As recently as the 1960’s the project was begun to plant Yatir Forest on the edge of the Negev Desert. A long Wikipedia article tells much about this “living laboratory” that is the largest forest in Israel, and on another site I found a succinct explanation of one way that the trees survive the climate that they are not suited to:
“Partial results of the research by Professor Yakir and his team show that the forest’s trees have adapted themselves to arid environmental conditions by naturally smart use of the high level of carbon dioxide in the air.
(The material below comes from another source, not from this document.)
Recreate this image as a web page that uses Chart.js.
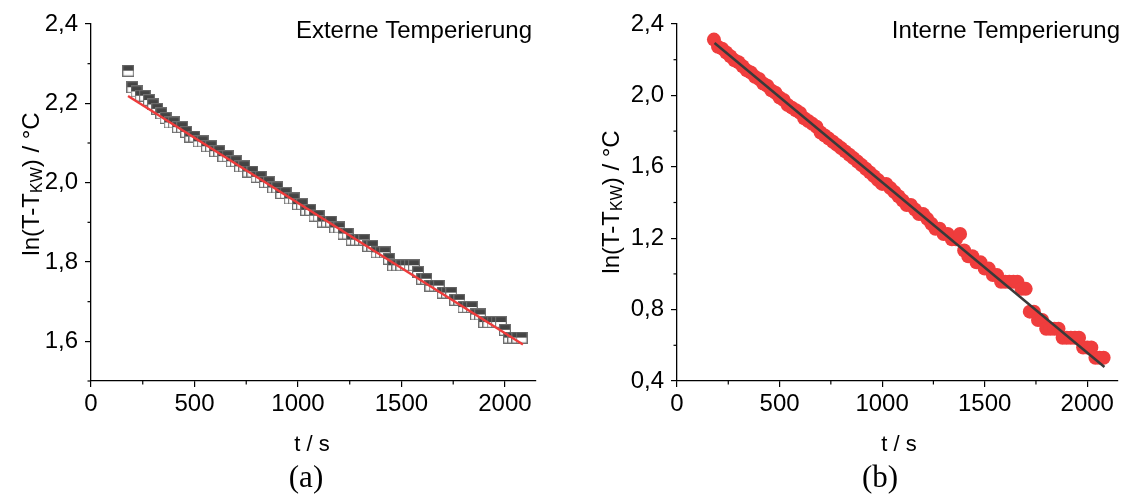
<!DOCTYPE html>
<html><head><meta charset="utf-8">
<script src="https://cdn.jsdelivr.net/npm/chart.js@4/dist/chart.umd.min.js"></script>
<style>
html,body{margin:0;padding:0;background:#fff;width:1125px;height:494px;overflow:hidden}
.wrap{position:absolute;top:0;height:494px}
#wa{left:0;width:562px}
#wb{left:562px;width:563px}
canvas{display:block}
</style></head><body>
<div class="wrap" id="wa"><canvas id="ca" width="562" height="494"></canvas></div>
<div class="wrap" id="wb"><canvas id="cb" width="563" height="494"></canvas></div>
<script>
// ---- data ----
const timeS = [180,200,220,240,260,280,300,320,340,360,
  380,400,420,440,460,480,500,520,540,560,
  580,600,620,640,660,680,700,720,740,760,
  780,800,820,840,860,880,900,920,940,960,
  980,1000,1020,1040,1060,1080,1100,1120,1140,1160,
  1180,1200,1220,1240,1260,1280,1300,1320,1340,1360,
  1380,1400,1420,1440,1460,1480,1500,1520,1540,1560,
  1580,1600,1620,1640,1660,1680,1700,1720,1740,1760,
  1780,1800,1820,1840,1860,1880,1900,1920,1940,1960,
  1980,2000,2020,2040,2060,2080];
// (a) Externe Temperierung
const lnExtern = [2.2824,2.2407,2.2300,2.2192,2.2192,2.2083,2.1972,2.1861,2.1748,2.1633,
  2.1518,2.1518,2.1401,2.1401,2.1282,2.1163,2.1163,2.1041,2.1041,2.0919,
  2.0919,2.0794,2.0794,2.0669,2.0669,2.0541,2.0541,2.0412,2.0412,2.0281,
  2.0281,2.0149,2.0149,2.0015,2.0015,1.9879,1.9879,1.9741,1.9741,1.9601,
  1.9601,1.9459,1.9459,1.9315,1.9315,1.9169,1.9169,1.9021,1.9021,1.9021,
  1.8871,1.8871,1.8718,1.8718,1.8563,1.8563,1.8563,1.8563,1.8405,1.8405,
  1.8245,1.8245,1.8245,1.8083,1.7918,1.7918,1.7918,1.7918,1.7918,1.7918,
  1.7750,1.7579,1.7579,1.7405,1.7405,1.7405,1.7228,1.7228,1.7228,1.7047,
  1.7047,1.6864,1.6864,1.6864,1.6677,1.6677,1.6487,1.6487,1.6487,1.6487,
  1.6487,1.6292,1.6094,1.6094,1.6094,1.6094];
const fitExternT = [179, 2087];
const fitExternY = [2.2185, 1.592];
// (b) Interne Temperierung
const lnIntern = [2.3126,2.2721,2.2618,2.2407,2.2192,2.1972,2.1861,2.1633,2.1401,2.1282,
  2.1041,2.0919,2.0669,2.0541,2.0281,2.0149,1.9879,1.9741,1.9459,1.9315,
  1.9169,1.9021,1.8718,1.8563,1.8405,1.8245,1.7918,1.7750,1.7579,1.7405,
  1.7228,1.7047,1.6864,1.6677,1.6487,1.6292,1.6094,1.5892,1.5686,1.5476,
  1.5261,1.5041,1.5041,1.4816,1.4586,1.4351,1.4110,1.3863,1.3863,1.3610,
  1.3350,1.3350,1.3083,1.2809,1.2528,1.2528,1.2238,1.2238,1.1939,1.1939,
  1.2238,1.1314,1.0986,1.0986,1.0647,1.0647,1.0296,1.0296,0.9933,0.9933,
  0.9555,0.9555,0.9555,0.9555,0.9555,0.9163,0.9163,0.7885,0.7885,0.7419,
  0.7419,0.6931,0.6931,0.6931,0.6931,0.6419,0.6419,0.6419,0.6419,0.6419,
  0.5878,0.5878,0.5878,0.5306,0.5306,0.5306];
const fitInternT = [183, 2084];
const fitInternY = [2.2935, 0.478];
// ticks
const xTicks = [0,500,1000,1500,2000];
const xMinor = [250,750,1250,1750];
const yTicksA = [1.6,1.8,2.0,2.2,2.4];
const yMinorA = [1.5,1.7,1.9,2.1,2.3];
const yTicksB = [0.4,0.8,1.2,1.6,2.0,2.4];
const yMinorB = [0.6,1.0,1.4,1.8,2.2];

// ---- drawing ----
const FONT = '"Liberation Sans", Arial, sans-serif';
const SERIF = '"Liberation Serif", "Times New Roman", serif';
const fmtY = v => Number(v).toFixed(1).replace('.', ',');
const toPts = (xs, ys) => xs.map((x, i) => ({x: x, y: ys[i]}));

function squareMarker(){
  const c = document.createElement('canvas'); c.width = 12; c.height = 12;
  const g = c.getContext('2d');
  g.fillStyle = '#ffffff'; g.fillRect(0,0,12,12);
  g.fillStyle = '#444444'; g.fillRect(0,0,12,6);
  g.strokeStyle = '#6e6e6e'; g.lineWidth = 1.2; g.strokeRect(0.6,0.6,10.8,10.8);
  return c;
}

const decor = {
  id: 'decor',
  afterDraw(chart, args, o){
    const ctx = chart.ctx, xs = chart.scales.x, ys = chart.scales.y, ca = chart.chartArea;
    ctx.save();
    ctx.strokeStyle = '#000'; ctx.lineWidth = 1.2;
    o.xMinor.forEach(v => { const px = xs.getPixelForValue(v);
      ctx.beginPath(); ctx.moveTo(px, ca.bottom); ctx.lineTo(px, ca.bottom + 3.5); ctx.stroke(); });
    o.yMinor.forEach(v => { const py = ys.getPixelForValue(v);
      ctx.beginPath(); ctx.moveTo(ca.left, py); ctx.lineTo(ca.left - 3.5, py); ctx.stroke(); });
    ctx.fillStyle = '#000';
    ctx.font = '24px ' + FONT; ctx.textAlign = 'right'; ctx.textBaseline = 'alphabetic';
    ctx.fillText(o.title, o.titleX, 38);
    ctx.textAlign = 'center'; ctx.textBaseline = 'middle';
    ctx.font = '22px ' + FONT;
    ctx.fillText('t / s', o.xTitleX, 445);
    ctx.font = '31px ' + SERIF;
    ctx.fillText(o.label, o.labelX, 479);
    // rotated y title with subscript
    ctx.translate(o.yTitleX, o.yTitleY); ctx.rotate(-Math.PI/2);
    ctx.textAlign = 'left'; ctx.textBaseline = 'middle';
    const f1 = '24px ' + FONT, f2 = '16px ' + FONT;
    ctx.font = f1; const w1 = ctx.measureText('ln(T-T').width, w3 = ctx.measureText(') / °C').width;
    ctx.font = f2; const w2 = ctx.measureText('KW').width;
    let x = -(w1 + w2 + w3) / 2;
    ctx.font = f1; ctx.fillText('ln(T-T', x, 0); x += w1;
    ctx.font = f2; ctx.fillText('KW', x, 6); x += w2;
    ctx.font = f1; ctx.fillText(') / °C', x, 0);
    ctx.restore();
  }
};

function build(id, cfg){
  return new Chart(document.getElementById(id), {
    type: 'scatter',
    data: { datasets: [
      { data: cfg.fit, showLine: true, borderColor: cfg.fitColor, borderWidth: 2.5,
        pointRadius: 0, fill: false, order: 0 },
      Object.assign({ data: cfg.pts, order: 1 }, cfg.pointStyle)
    ]},
    options: {
      responsive: false, animation: false, devicePixelRatio: 1,
      layout: { padding: { top: 24, right: cfg.padRight, bottom: 0, left: 0 } },
      plugins: { legend: { display: false }, tooltip: { enabled: false }, decor: cfg.decor },
      scales: {
        x: { type: 'linear', min: 0, max: 2150,
          afterBuildTicks: s => { s.ticks = xTicks.map(v => ({value: v})); },
          afterFit: s => { s.height = 113; },
          ticks: { font: { family: FONT, size: 24 }, color: '#000', padding: 3, maxRotation: 0, autoSkip: false,
            callback: v => String(v) },
          grid: { drawOnChartArea: false, drawTicks: true, tickLength: 6, color: '#000', lineWidth: 1.2 },
          border: { display: true, color: '#000', width: 1.3 } },
        y: { type: 'linear', min: cfg.yMin, max: cfg.yMax,
          afterBuildTicks: s => { s.ticks = cfg.yTicks.map(v => ({value: v})); },
          afterFit: s => { s.width = cfg.yWidth; },
          ticks: { font: { family: FONT, size: 24 }, color: '#000', padding: 7, autoSkip: false,
            callback: v => fmtY(v) },
          grid: { drawOnChartArea: false, drawTicks: true, tickLength: 6, color: '#000', lineWidth: 1.2 },
          border: { display: true, color: '#000', width: 1.3 } }
      }
    },
    plugins: [decor]
  });
}

build('ca', {
  pts: toPts(timeS, lnExtern), fit: toPts(fitExternT, fitExternY), fitColor: '#ee3b3b',
  pointStyle: { pointStyle: squareMarker(), pointRadius: 5 },
  yMin: 1.5, yMax: 2.4, yTicks: yTicksA, padRight: 26, yWidth: 91,
  decor: { xMinor: xMinor, yMinor: yMinorA, title: 'Externe Temperierung', titleX: 532,
    xTitleX: 312, label: '(a)', labelX: 306, yTitleX: 32, yTitleY: 184 }
});
build('cb', {
  pts: toPts(timeS, lnIntern), fit: toPts(fitInternT, fitInternY), fitColor: '#3a3a3a',
  pointStyle: { pointStyle: 'circle', pointRadius: 7, backgroundColor: '#ef3d3d', borderWidth: 0 },
  yMin: 0.4, yMax: 2.4, yTicks: yTicksB, padRight: 2, yWidth: 115,
  decor: { xMinor: xMinor, yMinor: yMinorB, title: 'Interne Temperierung', titleX: 1120 - 562,
    xTitleX: 899 - 562, label: '(b)', labelX: 880 - 562, yTitleX: 612 - 562, yTitleY: 202 }
});
</script>
</body></html>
Professor Yakir explains that because of the rise in the level of carbon dioxide in the air, the trees absorb all the carbon dioxide they require without needing to fully open all the stomas (apertures) in their leaves’ membranes. Partial opening of the stomas reduces the evaporation of the water on the leaves and so a tree uses less water without any damage to its development.”
The last of the recent book discoveries was one I found at a used bookstore just yesterday. I was headed straight toward Target, but when my eyes saw a sign declaring “BOOKS,” my feet veered that way. When I finally escaped I had bought several used books for me and for the children. The illustrations in Once There Was a Tree are rich, and do justice to the beauty of the forest, where the main character is a tree stump, and the questions are philosophical.
It might have been titled “Whose Tree is It?” or “Who owns the earth?” The fundamental message is gently told, of how countless numbers of us creatures benefit from as humble a piece of earth as nurtures a stump in the woods, and we should share. I intend to write on the end page Psalm 24:1: “The earth is the Lord’s, and the fulness thereof; the world, and they that dwell therein.”
Because truly He is the beginning and end, the source of all the wealth of gifts and resources that surround us, and of which I have been partaking by means of the sharing of so many of His creatures, from tree-planters to musicians, from a scientist-priest to a children’s book illustrator.
The world — my world — His world — is full of delights.
And I’m looking forward to tomorrow’s offering.